Собственно, поставить Антон Яковлев пока ничего и не успел. Театр открылся дипломной работой курса Сергея Голомазова «“Мещане”. Попытка прочтения». Четыре года назад постановка взяла гран-при фестиваля студенческих спектаклей «Твой шанс» и все эти годы не без перерывов шла на сцене Театрального центра на Страстном и не только. Почему Яковлев выбрал для открытия театра именно этот спектакль, с одной стороны имеет объяснение, с другой — не вполне. Как хорошая дипломная работа «Мещане» демонстрируют молодых артистов и все то, чему их научили за четыре года, со всех сторон. За годы проигрывания спектакля голомазовцы отточили свои роли и взаимоотношения на сцене, довели пьесу Горького до античного трагизма. Один только Илья Антоненко в роли отца семейства Бессеменова чего стоит – ни дать ни взять Калигула. А его дочь Таня в исполнении Полины Некрасовой выходит в ряды главных героев, равнозначимой образу своего отца. Она своего рода Антигона, оставшаяся рядом с отцом. Сама себе и жертва, и палач. Остальные роли не менее яркие – каждому отведено время на сольное выступление. И на это действительно интересно смотреть.
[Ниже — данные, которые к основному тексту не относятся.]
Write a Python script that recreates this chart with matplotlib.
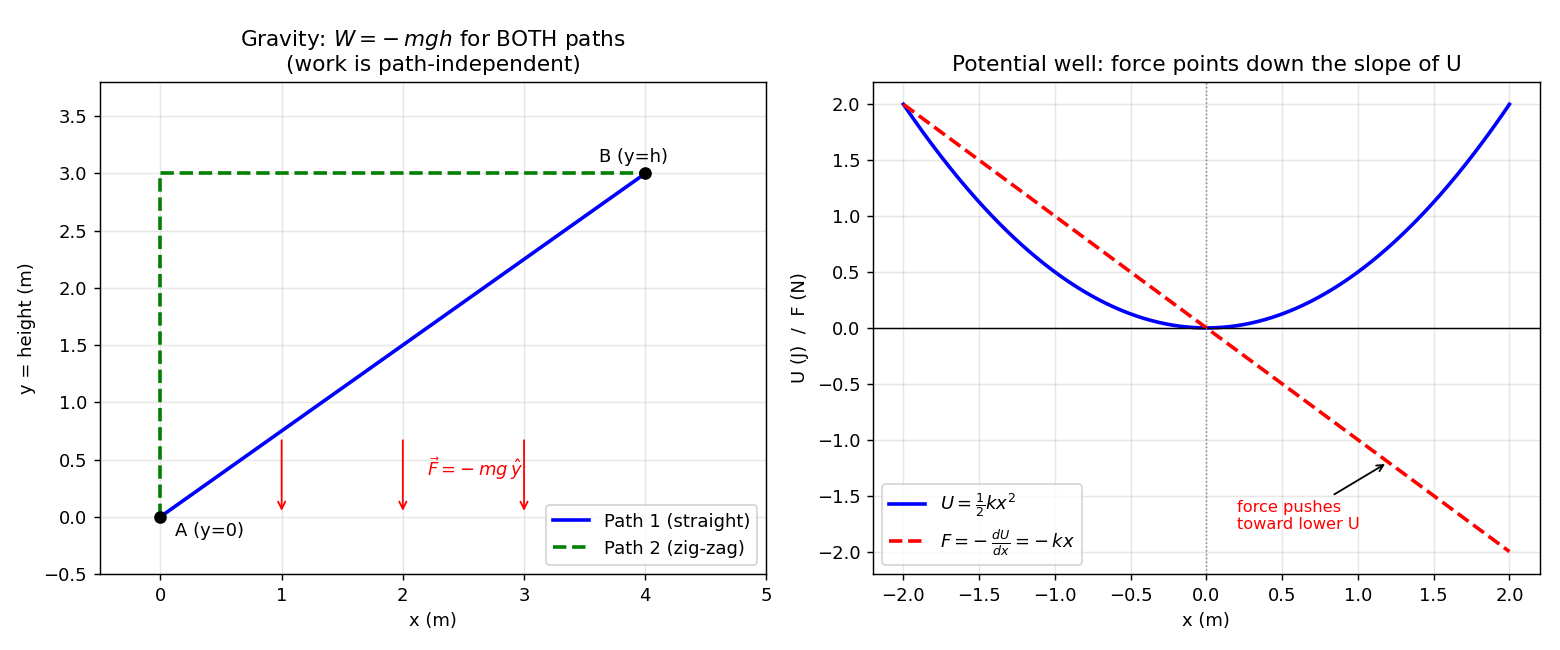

Можно считать, что «Мещане» – это заявка на смену «Седьмой студии» новой молодой кровью, ничуть не менее густой и алой, вполне способной на что-то свежее, глубинное и истинное. Но достаточно ли этого при открытии театра? Довольно сомнительно. Все же театр – дело не только актерское, но и режиссерское. Есть в спектакле, безусловно, и режиссерские придумки, и переход от читки к игре, и переворот сцены на 180 градусов, но все это лишь элементы, работающие исключительно на актеров, а не на спектакль. Увы, но замешанное на актерских талантах и умениях действо никак не выглядит как художественное высказывание, которое могло бы обозначить траекторию дальнейшего движения. Возможно, стоит увидеть выходящий под Новый год «Сон в летнюю ночь», чтобы хотя бы пунктирно обрисовалась генеральная линия. В любом случае это выбранное название снова не сулит никакой отстраненности от недавнего прошлого Театра имени Гоголя.